Your objective:
The material below should be written out in full and exactly; pictures stay out of the copy.

Provided material:

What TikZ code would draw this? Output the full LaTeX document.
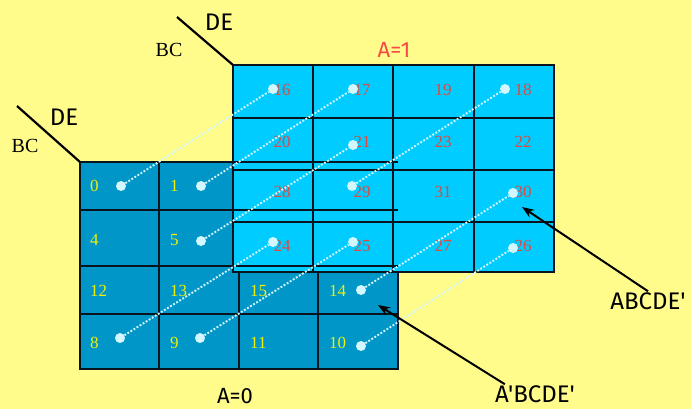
\documentclass[tikz,border=0pt]{standalone}
\usepackage{fontspec}
\setmainfont{Liberation Serif}
\newfontfamily\comicf{Fira Sans}
\usetikzlibrary{arrows.meta}
\definecolor{bgY}{RGB}{255,252,140}
\definecolor{bgP}{RGB}{255,255,228}
\definecolor{azero}{RGB}{0,150,200}
\definecolor{aone}{RGB}{0,204,255}
\definecolor{numY}{RGB}{240,240,10}
\definecolor{numR}{RGB}{225,72,62}
\definecolor{labR}{RGB}{248,72,72}
\definecolor{dotC}{RGB}{210,247,255}
\definecolor{gridK}{RGB}{10,20,30}
\tikzset{
  gline/.style={gridK, line width=1.6pt},
  gborder/.style={gridK, line width=2.6pt},
  ynum/.style={anchor=west, inner sep=0pt, text=numY, font=\fontsize{17}{17}\selectfont},
  rnum/.style={inner sep=0pt, text=numR, font=\fontsize{17}{17}\selectfont},
  pdot/.style={circle, fill=dotC, inner sep=0pt, minimum size=10pt},
  dotline/.style={dotC, line width=1.9pt, dash pattern=on 1.9pt off 1.7pt},
  biglab/.style={inner sep=1pt, font=\comicf\fontsize{24}{24}\selectfont},
  bclab/.style={inner sep=0pt, font=\fontsize{20}{20}\selectfont},
  pointer/.style={black, line width=2pt, -{Stealth[length=12pt,width=9pt]}}
}
\begin{document}
\begin{tikzpicture}[x=1pt,y=-1pt]
\useasboundingbox (0,0) rectangle (691,408);
\shade[top color=bgY, middle color=bgP, bottom color=bgY, shading angle=31] (0,0) rectangle (691,408);

% A=0 map
\fill[azero] (80,162) rectangle (398,369);
\foreach \x in {159,239,318} \draw[gline] (\x,162) -- (\x,369);
\foreach \y in {210,266,314} \draw[gline] (80,\y) -- (398,\y);
\draw[gborder] (80,162) rectangle (398,369);

% A=1 map
\fill[aone] (233,65) rectangle (554,272);
\foreach \x in {313,393,474} \draw[gline] (\x,65) -- (\x,272);
\foreach \y in {118,170,222} \draw[gline] (233,\y) -- (554,\y);
\foreach \y in {162,210,266} \draw[gline] (233,\y) -- (398,\y);
\draw[gborder] (233,65) rectangle (554,272);

% corner labels
\coordinate (c1) at (177,17);
\coordinate (c2) at (233,65);
\draw[black, line width=2.2pt] (c1) -- (c2);
\node[biglab] (deU) at (219,22) {DE};
\node[bclab] (bcU) at (169,50) {BC};
\coordinate (c3) at (17,106);
\coordinate (c4) at (80,162);
\draw[black, line width=2.2pt] (c3) -- (c4);
\node[biglab] (deL) at (64,117) {DE};
\node[bclab] (bcL) at (25,146) {BC};

\node[biglab, text=labR, font=\comicf\fontsize{22}{22}\selectfont] (a1) at (394,50) {A=1};
\node[biglab, font=\comicf\fontsize{22}{22}\selectfont] (a0) at (235,396) {A=0};

% A=0 numbers
\node[ynum] (n0) at (90,186) {0};
\node[ynum] (n1) at (170,186) {1};
\node[ynum] (n4) at (90,240) {4};
\node[ynum] (n5) at (170,240) {5};
\node[ynum] (n12) at (90,291) {12};
\node[ynum] (n13) at (170,291) {13};
\node[ynum] (n15) at (250,291) {15};
\node[ynum] (n14) at (329,291) {14};
\node[ynum] (n8) at (90,343) {8};
\node[ynum] (n9) at (170,343) {9};
\node[ynum] (n11) at (250,343) {11};
\node[ynum] (n10) at (329,343) {10};

% A=1 numbers
\node[rnum] (n16) at (282,90) {16};
\node[rnum] (n17) at (362,90) {17};
\node[rnum] (n19) at (443,90) {19};
\node[rnum] (n18) at (523,90) {18};
\node[rnum] (n20) at (282,142) {20};
\node[rnum] (n21) at (362,142) {21};
\node[rnum] (n23) at (443,142) {23};
\node[rnum] (n22) at (523,142) {22};
\node[rnum] (n28) at (282,192) {28};
\node[rnum] (n29) at (362,192) {29};
\node[rnum] (n31) at (443,192) {31};
\node[rnum] (n30) at (523,192) {30};
\node[rnum] (n24) at (282,246) {24};
\node[rnum] (n25) at (362,246) {25};
\node[rnum] (n27) at (443,246) {27};
\node[rnum] (n26) at (523,246) {26};

% dots
\node[pdot] (d0) at (121,186) {};
\node[pdot] (d1) at (201,186) {};
\node[pdot] (d5) at (201,241) {};
\node[pdot] (d8) at (120,338) {};
\node[pdot] (d9) at (200,338) {};
\node[pdot] (d14) at (361,290) {};
\node[pdot] (d10) at (361,346) {};
\node[pdot] (d16) at (273,89) {};
\node[pdot] (d17) at (353,89) {};
\node[pdot] (d18) at (505,89) {};
\node[pdot] (d21) at (353,145) {};
\node[pdot] (d29) at (352,186) {};
\node[pdot] (d30) at (513,193) {};
\node[pdot] (d24) at (273,242) {};
\node[pdot] (d25) at (353,242) {};
\node[pdot] (d26) at (513,248) {};

% dotted connectors
\draw[dotline] (d0) -- (d16);
\draw[dotline] (d1) -- (d17);
\draw[dotline] (d5) -- (d21);
\draw[dotline] (d8) -- (d24);
\draw[dotline] (d9) -- (d25);
\draw[dotline] (d14) -- (d30);
\draw[dotline] (d10) -- (d26);
\draw[dotline] (d29) -- (d18);

% pointer labels
\node[biglab] (labA) at (648,301) {ABCDE'};
\node[biglab] (labB) at (535,394) {A'BCDE'};
\coordinate (tA) at (522,207);
\coordinate (tB) at (378,305);
\draw[pointer] (labA.north) -- (tA);
\draw[pointer] ([xshift=11pt]labB.north west) -- (tB);
\end{tikzpicture}
\end{document}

The result:
What TikZ code would draw this? Output the full LaTeX document.
\documentclass[tikz,border=0pt]{standalone}
\usepackage{fontspec}
\setmainfont{Liberation Serif}
\newfontfamily\comicf{Fira Sans}
\usetikzlibrary{arrows.meta}
\definecolor{bgY}{RGB}{255,252,140}
\definecolor{bgP}{RGB}{255,255,228}
\definecolor{azero}{RGB}{0,150,200}
\definecolor{aone}{RGB}{0,204,255}
\definecolor{numY}{RGB}{240,240,10}
\definecolor{numR}{RGB}{225,72,62}
\definecolor{labR}{RGB}{248,72,72}
\definecolor{dotC}{RGB}{210,247,255}
\definecolor{gridK}{RGB}{10,20,30}
\tikzset{
  gline/.style={gridK, line width=1.6pt},
  gborder/.style={gridK, line width=2.6pt},
  ynum/.style={anchor=west, inner sep=0pt, text=numY, font=\fontsize{17}{17}\selectfont},
  rnum/.style={inner sep=0pt, text=numR, font=\fontsize{17}{17}\selectfont},
  pdot/.style={circle, fill=dotC, inner sep=0pt, minimum size=10pt},
  dotline/.style={dotC, line width=1.9pt, dash pattern=on 1.9pt off 1.7pt},
  biglab/.style={inner sep=1pt, font=\comicf\fontsize{24}{24}\selectfont},
  bclab/.style={inner sep=0pt, font=\fontsize{20}{20}\selectfont},
  pointer/.style={black, line width=2pt, -{Stealth[length=12pt,width=9pt]}}
}
\begin{document}
\begin{tikzpicture}[x=1pt,y=-1pt]
\useasboundingbox (0,0) rectangle (691,408);
\shade[top color=bgY, middle color=bgP, bottom color=bgY, shading angle=31] (0,0) rectangle (691,408);

% A=0 map
\fill[azero] (80,162) rectangle (398,369);
\foreach \x in {159,239,318} \draw[gline] (\x,162) -- (\x,369);
\foreach \y in {210,266,314} \draw[gline] (80,\y) -- (398,\y);
\draw[gborder] (80,162) rectangle (398,369);

% A=1 map
\fill[aone] (233,65) rectangle (554,272);
\foreach \x in {313,393,474} \draw[gline] (\x,65) -- (\x,272);
\foreach \y in {118,170,222} \draw[gline] (233,\y) -- (554,\y);
\foreach \y in {162,210,266} \draw[gline] (233,\y) -- (398,\y);
\draw[gborder] (233,65) rectangle (554,272);

% corner labels
\coordinate (c1) at (177,17);
\coordinate (c2) at (233,65);
\draw[black, line width=2.2pt] (c1) -- (c2);
\node[biglab] (deU) at (219,22) {DE};
\node[bclab] (bcU) at (169,50) {BC};
\coordinate (c3) at (17,106);
\coordinate (c4) at (80,162);
\draw[black, line width=2.2pt] (c3) -- (c4);
\node[biglab] (deL) at (64,117) {DE};
\node[bclab] (bcL) at (25,146) {BC};

\node[biglab, text=labR, font=\comicf\fontsize{22}{22}\selectfont] (a1) at (394,50) {A=1};
\node[biglab, font=\comicf\fontsize{22}{22}\selectfont] (a0) at (235,396) {A=0};

% A=0 numbers
\node[ynum] (n0) at (90,186) {0};
\node[ynum] (n1) at (170,186) {1};
\node[ynum] (n4) at (90,240) {4};
\node[ynum] (n5) at (170,240) {5};
\node[ynum] (n12) at (90,291) {12};
\node[ynum] (n13) at (170,291) {13};
\node[ynum] (n15) at (250,291) {15};
\node[ynum] (n14) at (329,291) {14};
\node[ynum] (n8) at (90,343) {8};
\node[ynum] (n9) at (170,343) {9};
\node[ynum] (n11) at (250,343) {11};
\node[ynum] (n10) at (329,343) {10};

% A=1 numbers
\node[rnum] (n16) at (282,90) {16};
\node[rnum] (n17) at (362,90) {17};
\node[rnum] (n19) at (443,90) {19};
\node[rnum] (n18) at (523,90) {18};
\node[rnum] (n20) at (282,142) {20};
\node[rnum] (n21) at (362,142) {21};
\node[rnum] (n23) at (443,142) {23};
\node[rnum] (n22) at (523,142) {22};
\node[rnum] (n28) at (282,192) {28};
\node[rnum] (n29) at (362,192) {29};
\node[rnum] (n31) at (443,192) {31};
\node[rnum] (n30) at (523,192) {30};
\node[rnum] (n24) at (282,246) {24};
\node[rnum] (n25) at (362,246) {25};
\node[rnum] (n27) at (443,246) {27};
\node[rnum] (n26) at (523,246) {26};

% dots
\node[pdot] (d0) at (121,186) {};
\node[pdot] (d1) at (201,186) {};
\node[pdot] (d5) at (201,241) {};
\node[pdot] (d8) at (120,338) {};
\node[pdot] (d9) at (200,338) {};
\node[pdot] (d14) at (361,290) {};
\node[pdot] (d10) at (361,346) {};
\node[pdot] (d16) at (273,89) {};
\node[pdot] (d17) at (353,89) {};
\node[pdot] (d18) at (505,89) {};
\node[pdot] (d21) at (353,145) {};
\node[pdot] (d29) at (352,186) {};
\node[pdot] (d30) at (513,193) {};
\node[pdot] (d24) at (273,242) {};
\node[pdot] (d25) at (353,242) {};
\node[pdot] (d26) at (513,248) {};

% dotted connectors
\draw[dotline] (d0) -- (d16);
\draw[dotline] (d1) -- (d17);
\draw[dotline] (d5) -- (d21);
\draw[dotline] (d8) -- (d24);
\draw[dotline] (d9) -- (d25);
\draw[dotline] (d14) -- (d30);
\draw[dotline] (d10) -- (d26);
\draw[dotline] (d29) -- (d18);

% pointer labels
\node[biglab] (labA) at (648,301) {ABCDE'};
\node[biglab] (labB) at (535,394) {A'BCDE'};
\coordinate (tA) at (522,207);
\coordinate (tB) at (378,305);
\draw[pointer] (labA.north) -- (tA);
\draw[pointer] ([xshift=11pt]labB.north west) -- (tB);
\end{tikzpicture}
\end{document}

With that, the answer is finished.